Quote the data exactly, first line to the line containing "xscale = alt.Scale(domain=[0, X_MAX], nice=False, zero=False)", with no pictures.

* Start Data provided *

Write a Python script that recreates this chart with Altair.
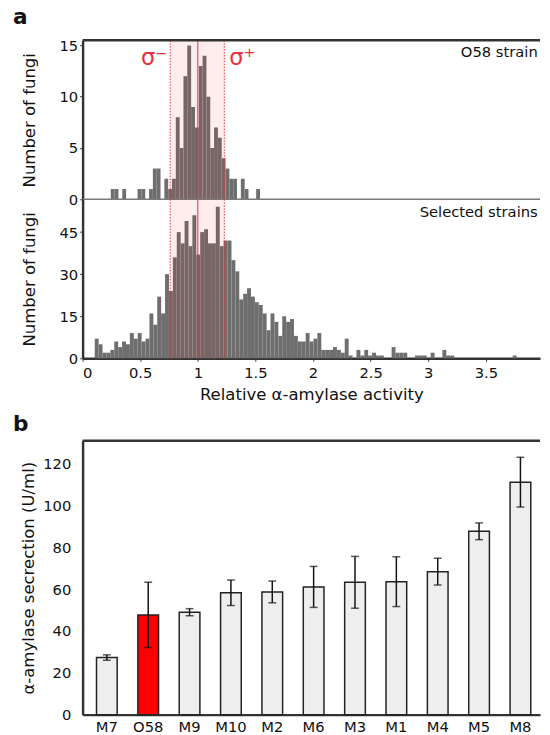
import altair as alt
import pandas as pd

# ---------------- data ----------------
O58_START = 0.2446
O58_WIDTH = 0.0332
o58_counts = [1, 1, 0, 1, 0, 0, 0, 1, 1, 0, 1, 3, 3, 0, 2, 1, 2, 8, 5, 12,
              15, 9, 7, 13, 14, 10, 5, 7, 6, 4, 3, 2, 2, 0, 2, 1, 0, 0, 1]

SEL_START = 0.1054
SEL_WIDTH = 0.0339
sel_counts = [7, 5, 2, 2, 3, 6, 4, 6, 5, 9, 7, 9, 6, 7, 16, 12, 22, 16, 30, 24,
              36, 45, 41, 49, 40, 51, 37, 45, 46, 41, 41, 54, 40, 42, 42, 35, 31, 21, 23, 25,
              22, 20, 19, 16, 10, 16, 13, 8, 15, 13, 14, 8, 6, 6, 9, 6, 7, 9, 3, 3,
              3, 4, 3, 2, 7, 1, 0, 3, 1, 3, 1, 2, 1, 1, 0, 0, 4, 2, 2, 2,
              0, 0, 1, 1, 1, 0, 2, 0, 0, 3, 1, 1, 0, 0, 0, 0, 0, 0, 0, 0,
              0, 0, 0, 0, 0, 0, 0, 1]

SIGMA_LO = 0.76
SIGMA_MID = 1.0
SIGMA_HI = 1.23

X_MAX = 3.97
O58_YMAX = 15.5
SEL_YMAX = 56.7
x_ticks = [0, 0.5, 1, 1.5, 2, 2.5, 3, 3.5]
o58_ticks = [0, 5, 10, 15]
sel_ticks = [0, 15, 30, 45]

strains = ["M7", "O58", "M9", "M10", "M2", "M6", "M3", "M1", "M4", "M5", "M8"]
secretion = [27.3, 47.7, 49.0, 58.3, 58.7, 61.1, 63.3, 63.6, 68.4, 87.7, 111.2]
errors = [1.3, 15.6, 1.7, 6.1, 5.2, 9.8, 12.4, 11.9, 6.4, 4.0, 11.9]
B_YMAX = 131
b_ticks = [0, 20, 40, 60, 80, 100, 120]

FONT = "DejaVu Sans"
GREY = "#6e6e6e"
RED = "#e3323b"
FRAME = "#333333"
PLOT_W = 466


def hist_df(start, width, counts):
    rows = []
    for i, c in enumerate(counts):
        x0 = start + i * width
        rows.append({"x0": x0, "x1": x0 + width, "count": c})
    return pd.DataFrame(rows)


o58_df = hist_df(O58_START, O58_WIDTH, o58_counts)
sel_df = hist_df(SEL_START, SEL_WIDTH, sel_counts)
band_df = pd.DataFrame({"lo": [SIGMA_LO], "hi": [SIGMA_HI]})
dotted_df = pd.DataFrame({"x": [SIGMA_LO, SIGMA_HI]})
mid_df = pd.DataFrame({"x": [SIGMA_MID]})
one_df = pd.DataFrame({"k": [0]})

xscale = alt.Scale(domain=[0, X_MAX], nice=False, zero=False)


def hist_panel(df, ymax, yticks, label, label_y, with_xaxis, with_sigma, title=None):
    yscale = alt.Scale(domain=[0, ymax], nice=False)
    yaxis = alt.Axis(values=yticks, title="Number of fungi", grid=False,
                     tickSize=3, labelPadding=2, titlePadding=21)
    if with_xaxis:
        xaxis = alt.Axis(values=x_ticks, format="~g", title="Relative α-amylase activity",
                         grid=False, tickSize=3, labelPadding=5, titlePadding=6)
    else:
        xaxis = None
    bars = alt.Chart(df).mark_rect(color=GREY, strokeWidth=0).encode(
        x=alt.X("x0:Q", scale=xscale, axis=xaxis),
        x2="x1:Q",
        y=alt.Y("count:Q", scale=yscale, axis=yaxis),
        y2=alt.datum(0),
    )
    band = alt.Chart(band_df).mark_rect(color="#ff0000", opacity=0.07).encode(
        x="lo:Q", x2="hi:Q", y=alt.datum(0), y2=alt.datum(ymax)
    )
    dotted = alt.Chart(dotted_df).mark_rule(color=RED, strokeWidth=1, strokeDash=[1.5, 1.5]).encode(
        x="x:Q"
    )
    mid = alt.Chart(mid_df).mark_rule(color=RED, strokeWidth=1).encode(x="x:Q")
    layers = [bars, band, dotted, mid]
    txt = alt.Chart(pd.DataFrame({"x": [X_MAX - 0.02], "y": [label_y], "t": [label]})).mark_text(
        align="right", baseline="middle", font=FONT, fontSize=15, color="#111111"
    ).encode(x="x:Q", y="y:Q", text="t:N")
    layers.append(txt)
    if with_sigma:
        sig_df = pd.DataFrame({"x": [SIGMA_LO, SIGMA_HI], "t": ["σ⁻", "σ⁺"],
                               "y": [13.1, 13.1], "side": ["l", "r"]})
        sig_l = alt.Chart(sig_df[sig_df.side == "l"]).mark_text(
            align="right", baseline="alphabetic", font=FONT, fontSize=23, color=RED, dx=-3
        ).encode(x="x:Q", y="y:Q", text="t:N")
        sig_r = alt.Chart(sig_df[sig_df.side == "r"]).mark_text(
            align="left", baseline="alphabetic", font=FONT, fontSize=23, color=RED, dx=5
        ).encode(x="x:Q", y="y:Q", text="t:N")
        top = alt.Chart(one_df).mark_rule(color=FRAME, strokeWidth=2.5).encode(y=alt.datum(ymax))
        sep = alt.Chart(one_df).mark_rule(color="#7a7a7a", strokeWidth=1.5).encode(y=alt.datum(0))
        layers += [sig_l, sig_r, top, sep]
    ch = alt.layer(*layers).properties(width=PLOT_W, height=162)
    if title is not None:
        ch = ch.properties(title=title)
    return ch


title_a = alt.TitleParams("a", anchor="start", frame="group", dx=-71, fontSize=22,
                          fontWeight="bold", font=FONT, color="#111111", offset=10)
title_b = alt.TitleParams("b", anchor="start", frame="group", dx=-71, fontSize=22,
                          fontWeight="bold", font=FONT, color="#111111", offset=4)

o58 = hist_panel(o58_df, O58_YMAX, o58_ticks, "O58 strain", 14.3, False, True, title_a)
sel = hist_panel(sel_df, SEL_YMAX, sel_ticks, "Selected strains", 52.0, True, False)

panel_a = alt.vconcat(o58, sel, spacing=0, bounds="flush")

# ---------------- panel b ----------------
b_df = pd.DataFrame({
    "strain": strains,
    "value": secretion,
    "lo": [v - e for v, e in zip(secretion, errors)],
    "hi": [v + e for v, e in zip(secretion, errors)],
    "kind": ["red" if s == "O58" else "hatch" for s in strains],
})

bx = alt.X("strain:N", sort=strains,
           scale=alt.Scale(paddingInner=0.5, paddingOuter=0.28, align=0.6),
           axis=alt.Axis(title=None, labelAngle=0, ticks=False, labelPadding=5, grid=False))
bars_b = alt.Chart(b_df).mark_bar(stroke="#222222", strokeWidth=1.5).encode(
    x=bx,
    y=alt.Y("value:Q", scale=alt.Scale(domain=[0, B_YMAX], nice=False),
            axis=alt.Axis(values=b_ticks, title="α-amylase secrection (U/ml)", grid=False,
                          ticks=False, labelPadding=12, titlePadding=5)),
    fill=alt.Fill("kind:N", scale=alt.Scale(domain=["hatch", "red"], range=["#eeeeee", "#ff0000"]),
                  legend=None),
)
err_b = alt.Chart(b_df).mark_rule(color="#111111", strokeWidth=1.5).encode(
    x=alt.X("strain:N", sort=strains), y="lo:Q", y2="hi:Q"
)
cap_lo = alt.Chart(b_df).mark_tick(color="#111111", thickness=1.5, size=8).encode(
    x=alt.X("strain:N", sort=strains), y="lo:Q"
)
cap_hi = alt.Chart(b_df).mark_tick(color="#111111", thickness=1.5, size=8).encode(
    x=alt.X("strain:N", sort=strains), y="hi:Q"
)
top_b = alt.Chart(one_df).mark_rule(color=FRAME, strokeWidth=2.5).encode(y=alt.datum(B_YMAX))
panel_b = alt.layer(bars_b, err_b, cap_lo, cap_hi, top_b).properties(
    width=PLOT_W, height=279, title=title_b
)

chart = alt.vconcat(panel_a, panel_b, spacing=8).properties(
    padding={"left": 4, "top": -10, "right": 0, "bottom": 0}
).configure_view(stroke="transparent").configure_axis(
    labelFont=FONT, titleFont=FONT, labelFontSize=15, titleFontSize=16.8,
    labelColor="#111111", titleColor="#111111", titleFontWeight="normal",
    domainColor=FRAME, domainWidth=2.5, tickColor=FRAME, tickWidth=1
).configure_title(font=FONT)

chart.save("out.html", embed_options={"renderer": "svg", "actions": False})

* End Data provided *

(Expected answer):
Write a Python script that recreates this chart with Altair.
import altair as alt
import pandas as pd

# ---------------- data ----------------
O58_START = 0.2446
O58_WIDTH = 0.0332
o58_counts = [1, 1, 0, 1, 0, 0, 0, 1, 1, 0, 1, 3, 3, 0, 2, 1, 2, 8, 5, 12,
              15, 9, 7, 13, 14, 10, 5, 7, 6, 4, 3, 2, 2, 0, 2, 1, 0, 0, 1]

SEL_START = 0.1054
SEL_WIDTH = 0.0339
sel_counts = [7, 5, 2, 2, 3, 6, 4, 6, 5, 9, 7, 9, 6, 7, 16, 12, 22, 16, 30, 24,
              36, 45, 41, 49, 40, 51, 37, 45, 46, 41, 41, 54, 40, 42, 42, 35, 31, 21, 23, 25,
              22, 20, 19, 16, 10, 16, 13, 8, 15, 13, 14, 8, 6, 6, 9, 6, 7, 9, 3, 3,
              3, 4, 3, 2, 7, 1, 0, 3, 1, 3, 1, 2, 1, 1, 0, 0, 4, 2, 2, 2,
              0, 0, 1, 1, 1, 0, 2, 0, 0, 3, 1, 1, 0, 0, 0, 0, 0, 0, 0, 0,
              0, 0, 0, 0, 0, 0, 0, 1]

SIGMA_LO = 0.76
SIGMA_MID = 1.0
SIGMA_HI = 1.23

X_MAX = 3.97
O58_YMAX = 15.5
SEL_YMAX = 56.7
x_ticks = [0, 0.5, 1, 1.5, 2, 2.5, 3, 3.5]
o58_ticks = [0, 5, 10, 15]
sel_ticks = [0, 15, 30, 45]

strains = ["M7", "O58", "M9", "M10", "M2", "M6", "M3", "M1", "M4", "M5", "M8"]
secretion = [27.3, 47.7, 49.0, 58.3, 58.7, 61.1, 63.3, 63.6, 68.4, 87.7, 111.2]
errors = [1.3, 15.6, 1.7, 6.1, 5.2, 9.8, 12.4, 11.9, 6.4, 4.0, 11.9]
B_YMAX = 131
b_ticks = [0, 20, 40, 60, 80, 100, 120]

FONT = "DejaVu Sans"
GREY = "#6e6e6e"
RED = "#e3323b"
FRAME = "#333333"
PLOT_W = 466


def hist_df(start, width, counts):
    rows = []
    for i, c in enumerate(counts):
        x0 = start + i * width
        rows.append({"x0": x0, "x1": x0 + width, "count": c})
    return pd.DataFrame(rows)


o58_df = hist_df(O58_START, O58_WIDTH, o58_counts)
sel_df = hist_df(SEL_START, SEL_WIDTH, sel_counts)
band_df = pd.DataFrame({"lo": [SIGMA_LO], "hi": [SIGMA_HI]})
dotted_df = pd.DataFrame({"x": [SIGMA_LO, SIGMA_HI]})
mid_df = pd.DataFrame({"x": [SIGMA_MID]})
one_df = pd.DataFrame({"k": [0]})

xscale = alt.Scale(domain=[0, X_MAX], nice=False, zero=False)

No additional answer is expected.